In the first session, participants in all four instructional interventions received the same initial instruction, a lecture on the laws of probability. The lecture was presented via videotape to ensure the equivalence of the instruction received. The instructor featured on the videotape is an instructor of statistics and has won awards in recognition of his teaching. The videotaped lecture presented an introduction to the laws of probability, covered definitions of terms necessary to understanding probability, counting techniques, sample space, the classical and frequency definitions of probability, how probabilities are calculated and interpreted, the concept of equally likely events, independence, and the effects of sample size on the probability of sequences of events.

After the videotaped lecture, participants received an additional 25 minutes of instruction related to the material in the lecture that was appropriate to their instructional condition. All participants received the additional instruction from the same teacher, but the teacher was not the instructor in the videotaped lecture. During the second session (one week later), participants received an additional 45 minutes of instruction from the same teacher and then took the post-test. The teacher followed a script for each of the additional instruction sessions. The topics covered and the questions asked of participants in the additional sessions were the same for all four instructional interventions, and only the mode of presentation differed (i.e., direct instruction vs. group activities).

The first instructional intervention (Control) served as a control group. The videotaped lecture was followed by a brief period of direct instruction and a question and answer period during which participants worked individually to solve simple probability problems related to a teacher demonstration. The teacher provided the correct answers to questions and the probability problems. No attempt was made to confront participants with their misconceptions or help the participants resolve any conflict that may have arisen between their prior knowledge about probability and the correct concepts of probability.

The other three instructional interventions were designed to confront participants with their misconceptions related to representativeness and help them resolve the conflict between their misconceptions and the correct concepts of probability. In the second instructional intervention (Predictions), the videotaped lecture was followed by the same brief instruction, demonstration, and question and answer period. During this period, participants were required to make predictions about the outcome of the same problems presented in the first instructional intervention. Participants worked individually to solve the probability problems and make predictions about the possible outcomes and recorded their predictions on their own answer sheets. However, the teacher did not just provide answers to the questions, but also discussed misconceptions of representativeness. The teacher contrasted misconceptions of representativeness with the ideas of independence and equally likely events by talking about the results of the problem. Participants were instructed to compare their predictions to the correct answers and to think about why they may have answered incorrectly, and they were then encouraged to think about why the teacher's answer was correct.

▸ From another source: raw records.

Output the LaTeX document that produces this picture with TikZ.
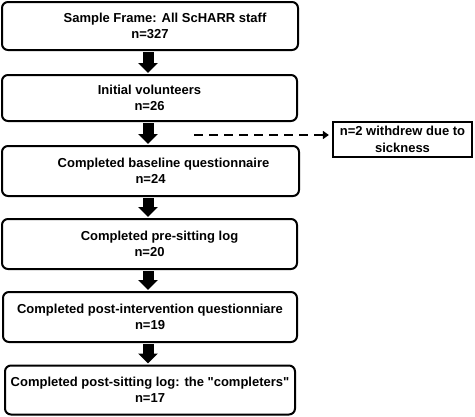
\documentclass[tikz,border=0pt]{standalone}
\usepackage{fontspec}
\setmainfont{Liberation Sans}[Ligatures=TeXOff]
\usetikzlibrary{arrows.meta}
\begin{document}
\begin{tikzpicture}[x=1pt,y=-1pt,
  stagebox/.style={draw=black,line width=2pt,rounded corners=6pt,align=center,
    font=\bfseries\fontsize{13}{16.5}\selectfont,inner sep=0pt},
  sidebox/.style={draw=black,line width=2.2pt,align=center,
    font=\bfseries\fontsize{13}{17}\selectfont,inner sep=0pt,
    minimum width=139pt,minimum height=35pt},
  flowarrow/.style={line width=11pt,-{Triangle[width=19pt,length=10pt]}},
  dropout/.style={line width=2.4pt,dash pattern=on 9pt off 6pt,-{Triangle[width=8pt,length=6pt]}}
]
\path[use as bounding box] (0,0) rectangle (475,416);
\node[stagebox,minimum width=296pt,minimum height=48pt] (b1) at (150,26)
  {\hspace*{30pt}Sample Frame: All ScHARR staff\\n=327};
\node[stagebox,minimum width=295pt,minimum height=46pt] (b2) at (149.5,98)
  {Initial volunteers\\n=26};
\node[stagebox,minimum width=297pt,minimum height=50pt] (b3) at (150.5,171)
  {\hspace*{26pt}Completed baseline questionnaire\\n=24};
\node[stagebox,minimum width=295pt,minimum height=50pt] (b4) at (149.5,244)
  {\hspace*{20pt}Completed pre-sitting log\\n=20};
\node[stagebox,minimum width=294pt,minimum height=50pt] (b5) at (150,317)
  {Completed post-intervention questionniare\\n=19};
\node[stagebox,minimum width=290pt,minimum height=49pt] (b6) at (150,390)
  {Completed post-sitting log: the "completers"\\n=17};
\node[sidebox] (s) at (402.5,139.5) {n=2 withdrew due to\\sickness};
\coordinate (d0) at (194,135);
\foreach \a/\b in {b1/b2,b2/b3,b3/b4,b4/b5,b5/b6}{
  \draw[flowarrow] ([yshift=-1pt]\a.south -| 148,0) -- ([yshift=1pt]\b.north -| 148,0);
}
\draw[dropout] (d0) -- ([xshift=-3pt]d0 -| s.west);
\end{tikzpicture}
\end{document}
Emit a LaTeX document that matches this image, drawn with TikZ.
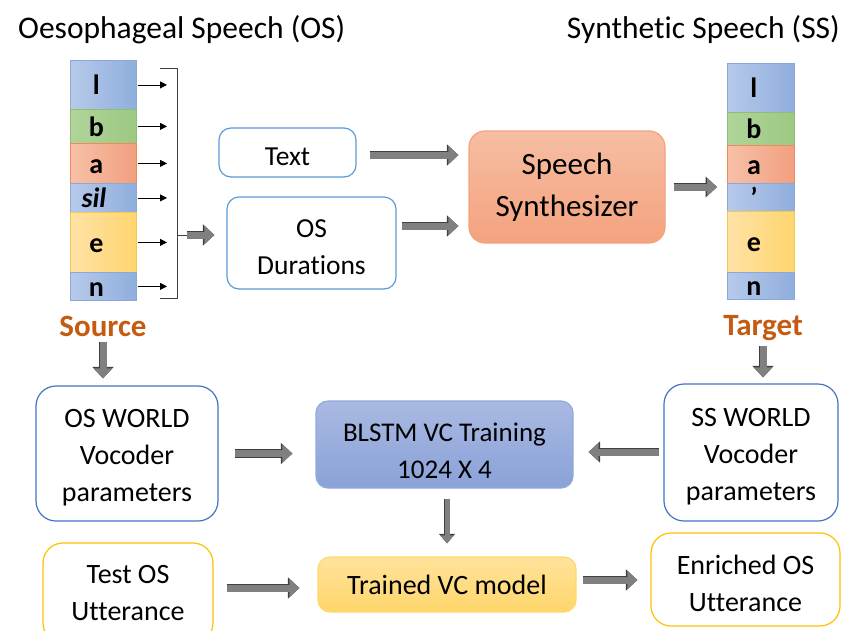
\documentclass[tikz,border=0pt]{standalone}
\usepackage{fontspec}
\setmainfont[Ligatures=NoCommon]{Carlito}
\usetikzlibrary{arrows.meta,calc}

\definecolor{segblueL}{HTML}{B7CAEA}
\definecolor{segblueR}{HTML}{8FAEDD}
\definecolor{segblueD}{HTML}{8BA8D8}
\definecolor{seggreenL}{HTML}{B0D49A}
\definecolor{seggreenR}{HTML}{9CC982}
\definecolor{seggreenD}{HTML}{8DBE72}
\definecolor{segredL}{HTML}{F7C1A8}
\definecolor{segredR}{HTML}{F29F7E}
\definecolor{segredD}{HTML}{EE8A5E}
\definecolor{segyelL}{HTML}{FFE2A6}
\definecolor{segyelR}{HTML}{FFD56E}
\definecolor{segyelD}{HTML}{F5C850}
\definecolor{boxblue}{HTML}{5B9BD5}
\definecolor{boxblue2}{HTML}{4472C4}
\definecolor{boxyel}{HTML}{FFC000}
\definecolor{synthT}{HTML}{F6BEA3}
\definecolor{synthB}{HTML}{F4A27E}
\definecolor{synthD}{HTML}{F4A37A}
\definecolor{blstmT}{HTML}{A9B9E2}
\definecolor{blstmB}{HTML}{8AA2D8}
\definecolor{blstmD}{HTML}{8FAADC}
\definecolor{trainT}{HTML}{FFE39C}
\definecolor{trainB}{HTML}{FFD66B}
\definecolor{trainD}{HTML}{FFD966}
\definecolor{arrfill}{HTML}{808080}
\definecolor{arrline}{HTML}{3F3F3F}
\definecolor{labelbrown}{HTML}{C55A11}

% invisible strut that lifts the first text line, pushing box text down
\newcommand\dropln[1]{\rule{0pt}{#1}}

\tikzset{
  x=1pt, y=-1pt,
  seglabel/.style={font=\fontsize{28}{32}\selectfont\bfseries, inner sep=0pt,
    text height=21pt, text depth=1pt, xshift=-7pt},
  seg/.style={rectangle, inner sep=0pt, minimum width=66pt, anchor=north west,
    line width=0.8pt},
  segblue/.style={seg, left color=segblueL, right color=segblueR, draw=segblueD},
  seggreen/.style={seg, left color=seggreenL, right color=seggreenR, draw=seggreenD},
  segred/.style={seg, left color=segredL, right color=segredR, draw=segredD},
  segyel/.style={seg, left color=segyelL, right color=segyelR, draw=segyelD},
  box/.style={rectangle, rounded corners=12pt, line width=1.2pt, align=center,
    inner sep=0pt, font=\fontsize{28}{37}\selectfont},
  bluebox/.style={box, draw=boxblue, fill=white, font=\fontsize{27.5}{37}\selectfont},
  bluebox2/.style={box, draw=boxblue2, fill=white, rounded corners=20pt},
  yelbox/.style={box, draw=boxyel, fill=white, rounded corners=20pt},
  barrow/.style={draw=arrfill, line width=7pt,
    -{Triangle[length=10pt,width=18pt]},
    preaction={draw=arrline, line width=8.6pt, -{Triangle[length=11.5pt,width=20.5pt]}}},
  barrowthin/.style={draw=arrfill, line width=5pt,
    -{Triangle[length=8pt,width=13pt]},
    preaction={draw=arrline, line width=6.4pt, -{Triangle[length=9.5pt,width=15.5pt]}}},
  smallarrow/.style={draw=black, line width=0.8pt, -{Triangle[length=7pt,width=7pt]}},
  title/.style={font=\fontsize{31.5}{36}\selectfont, inner sep=0pt},
  rolelabel/.style={font=\fontsize{31}{34}\selectfont\bfseries, text=labelbrown,
    inner sep=0pt, anchor=base},
}

\begin{document}
\begin{tikzpicture}
\useasboundingbox (0,0) rectangle (845,630);

% headings
\node[title, anchor=west] (ostitle) at (18,30) {Oesophageal Speech (OS)};
\node[title, anchor=east] (sstitle) at (840,30) {Synthetic Speech (SS)};

% source phone segments
\node[segblue,  minimum height=49pt, label={[seglabel]center:l}] (sl) at (70,60)  {};
\node[seggreen, minimum height=34pt, label={[seglabel]center:b}] (sb) at (70,109) {};
\node[segred,   minimum height=40pt, label={[seglabel]center:a}] (sa) at (70,143) {};
\node[segblue,  minimum height=29pt, label={[seglabel, xshift=-2.5pt]center:\itshape sil}] (ss) at (70,183) {};
\node[segyel,   minimum height=60pt, label={[seglabel]center:e}] (se) at (70,212) {};
\node[segblue,  minimum height=28pt, label={[seglabel]center:n}] (sn) at (70,272) {};

% target phone segments
\node[segblue,  minimum height=49pt, minimum width=67pt, label={[seglabel]center:l}] (tl) at (727,63)  {};
\node[seggreen, minimum height=33pt, minimum width=67pt, label={[seglabel]center:b}] (tb) at (727,112) {};
\node[segred,   minimum height=38pt, minimum width=67pt, label={[seglabel]center:a}] (ta) at (727,145) {};
\node[segblue,  minimum height=28pt, minimum width=67pt, label={[seglabel]center:’}] (tc) at (727,183) {};
\node[segyel,   minimum height=61pt, minimum width=67pt, label={[seglabel]center:e}] (te) at (727,211) {};
\node[segblue,  minimum height=27pt, minimum width=67pt, label={[seglabel]center:n}] (tn) at (727,272) {};

% bracket collecting the segment durations
\coordinate (brtop) at (177,68);
\coordinate (brbot) at (177,298);
\coordinate (brk) at (177,235);
\draw[draw=arrline, line width=1pt] ([xshift=-17pt]brtop) -- (brtop) -- (brbot) -- ([xshift=-17pt]brbot);
\foreach \s in {sl,sb,sa,ss,se,sn}
  \draw[smallarrow, shorten <=1pt, shorten >=10pt] (\s.east) -- (\s.east -| brk);

% upper boxes
\node[bluebox, minimum width=137pt, minimum height=49pt] (txt) at (287.5,152.5) {\dropln{27pt}Text};
\node[bluebox, minimum width=169pt, minimum height=92pt] (dur) at (311.5,243) {\dropln{26pt}OS\\Durations};
\node[box, rounded corners=16pt, top color=synthT, bottom color=synthB, draw=synthD,
      minimum width=196pt, minimum height=112pt,
      font=\fontsize{31}{42}\selectfont] (synth) at (567,187) {Speech\\Synthesizer};

% role labels
\node[rolelabel] (src) at (103,336) {Source};
\node[rolelabel] (tgt) at (763,335) {Target};

% lower boxes
\node[bluebox2, minimum width=182pt, minimum height=135pt] (osw) at (127,453.5) {\dropln{27pt}OS WORLD\\Vocoder\\parameters};
\node[box, top color=blstmT, bottom color=blstmB, draw=blstmD,
      minimum width=257pt, minimum height=87pt,
      font=\fontsize{27}{37}\selectfont] (blstm) at (444.5,444.5) {\dropln{31pt}BLSTM VC Training\\1024 X 4};
\node[bluebox2, minimum width=174pt, minimum height=137pt] (ssw) at (751,452.5) {\dropln{27pt}SS WORLD\\Vocoder\\parameters};
\node[yelbox, minimum width=170pt, minimum height=100pt] (test) at (128,593) {Test OS\\Utterance};
\node[box, top color=trainT, bottom color=trainB, draw=trainD,
      minimum width=258pt, minimum height=55pt] (trained) at (447,584.5) {Trained VC model};
\node[yelbox, minimum width=189pt, minimum height=93pt] (enr) at (745.5,579.5) {\dropln{27pt}Enriched OS\\Utterance};

% block arrows
\draw[draw=arrline, line width=1pt] (brk) -- ++(11,0);
\draw[barrow, shorten <=10pt, shorten >=12pt] (brk) -- (brk -| dur.west);
\draw[barrow, shorten <=13pt, shorten >=10pt] ([yshift=-2.5pt]txt.east) -- ([yshift=-2.5pt]txt.east -| synth.west);
\draw[barrow, shorten <=5pt, shorten >=10pt] ([yshift=17pt]dur.east) -- ([yshift=17pt]dur.east -| synth.west);
\draw[barrow, shorten <=8pt, shorten >=10pt] (synth.east) -- (synth.east -| ta.west);
\draw[barrow, shorten <=6pt, shorten >=7pt] (src.south) -- (src.south |- osw.north);
\draw[barrow, shorten <=6pt, shorten >=6pt] (tgt.south) -- (tgt.south |- ssw.north);
\draw[barrow, shorten <=16pt, shorten >=23pt] (osw.east) -- (osw.east -| blstm.west);
\draw[barrow, shorten <=4pt, shorten >=15pt] ([yshift=0.5pt]ssw.west) -- ([yshift=0.5pt]ssw.west -| blstm.east);
\draw[barrowthin, shorten <=10pt, shorten >=13pt] (trained.north |- blstm.south) -- (trained.north);
\draw[barrow, shorten <=13pt, shorten >=18pt] ([yshift=5pt]test.east) -- ([yshift=5pt]test.east -| trained.west);
\draw[barrow, shorten <=6pt, shorten >=13pt] ([yshift=4.5pt]trained.east) -- ([yshift=4.5pt]trained.east -| enr.west);
\end{tikzpicture}
\end{document}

The third intervention (Individual Activity) was the same as the second intervention with the exception that, instead of watching a teacher demonstration, participants were given the appropriate materials to conduct the demonstration themselves. The teacher questioned participants and asked them to make predictions about the results before conducting their own demonstration (activity). After participants completed the activity, the teacher provided the correct answers to the questions and discussed misconceptions of representativeness as in the Prediction intervention.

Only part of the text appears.